Yes. So this quarter, we had the revenue carryover of the last quarter, as you likely said. And at the same time, what happened is that during the quarter, since we had delayed receipt of the orders and also clearances from the customers. This quarter also, we have FGs which were like INR 70 crores, which we could not convert into the sales. And let me tell you, this all FDs were dispatched before 30th June. But because of the India AS compliance that we have to do in terms of the cutoff for the sales, we could not do the revenue recognition because the time line for those goods to reach to the customers and conversion of title from us to the customer, that criteria, we could not meet it. And again, as I said, it is just because the delayed clearance from the customer and delayed receipt of the order, which typically happen in the later part of the quarter.

Unknown Analyst

analyst
#90

Sir, my other question would be you -- in the last quarter and last year as well, you said that this [indiscernible] has an impact of 1% or 2% learning and manufacturing cost. So are these costs now largely behind us going forward, how do we see Gear division margin because as MHE division margin, you likely said that it's roughly around where they do to 24% you are expecting. But is there any bulk of number or range expectation for Gear division margin? Or is that any and yes.

Unknown Executive

executive
#91

So let me break your questions into multiple parts. The first part is about the cost that we had where there was an impact on the margin for 1% or 2% when we were executing the one of the level orders. I think that order was way back, and that order has already been executed. The reference to that cost came because we were discussing on the anticipated large orders and there was a question on whether we will have a good margin from those orders or we will have a margin similar to what we had in the executed orders. So we responded that the first of the kind order that we had, it was more of -- we had a lot of learnings a lot of engineering track and forth, and so we had a lower margin compared to what we were targeting. And if we receive the similar orders, we will have an edge because we already have our own curve of learnings. We already have the detailed engineering done for the similar products that we have supplied. So this is one. In terms of the margin guidelines for the year, we expect a clear EBITDA to be in the range of about 24%, so this is how we would like to move it.

Unknown Analyst

analyst
#92

Yes. Okay. And sir, my last question would be, in the last year, we said that Q3 onwards, you are expecting some order from [indiscernible] or defense probably if I'm not wrong. So the INR 1,000 crore order book, which you guys mentioned in the last year, is that time line attached to that?
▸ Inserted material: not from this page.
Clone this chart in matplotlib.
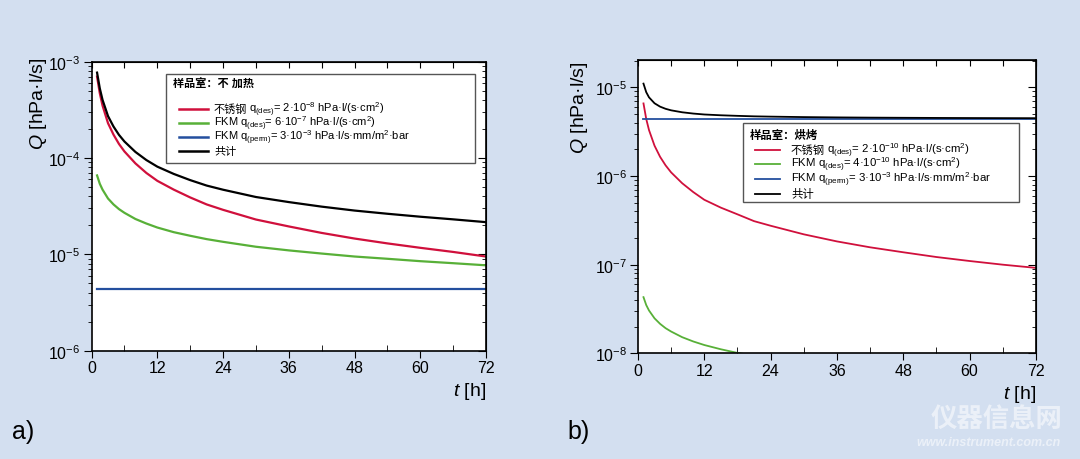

Or are we seeing some difficulty going forward?

Unknown Executive

executive
#93

So in our guidance on -- in our call for the Q4 last year, we stated that these orders -- the inquiry of deed orders are likely to be released in Q4 of this year. So as of today, we maintain the same communication.

Operator

operator
#94

Thank you. Ladies and gentlemen, that was the last question for today. I now hand the conference over to the management for closing comments.

Unknown Executive

executive
#95

Yes. So thank you all for your participation and continued support. As we discussed, the Gear division delivered a strong start to the year, driven by healthy demand and execution. While the MHE division continues to be supported by a strong order pipeline despite a relatively softer quarter. This is supported by a robust order book, strong balance sheet and continued focus on operational excellence. Based on this, we remain well positioned to pursue sustainable growth and create long-term value for our stakeholders. We appreciate each of you for your continued support and continued interest in Elecon Engineering and look forward to speaking with you again next quarter. Thank you, and have a good evening.

Operator

operator
#96

Thank you. On behalf of Emkay Global Financial Services Limited, that concludes this conference. Thank you for joining us, and you may now disconnect your lines. Thank you.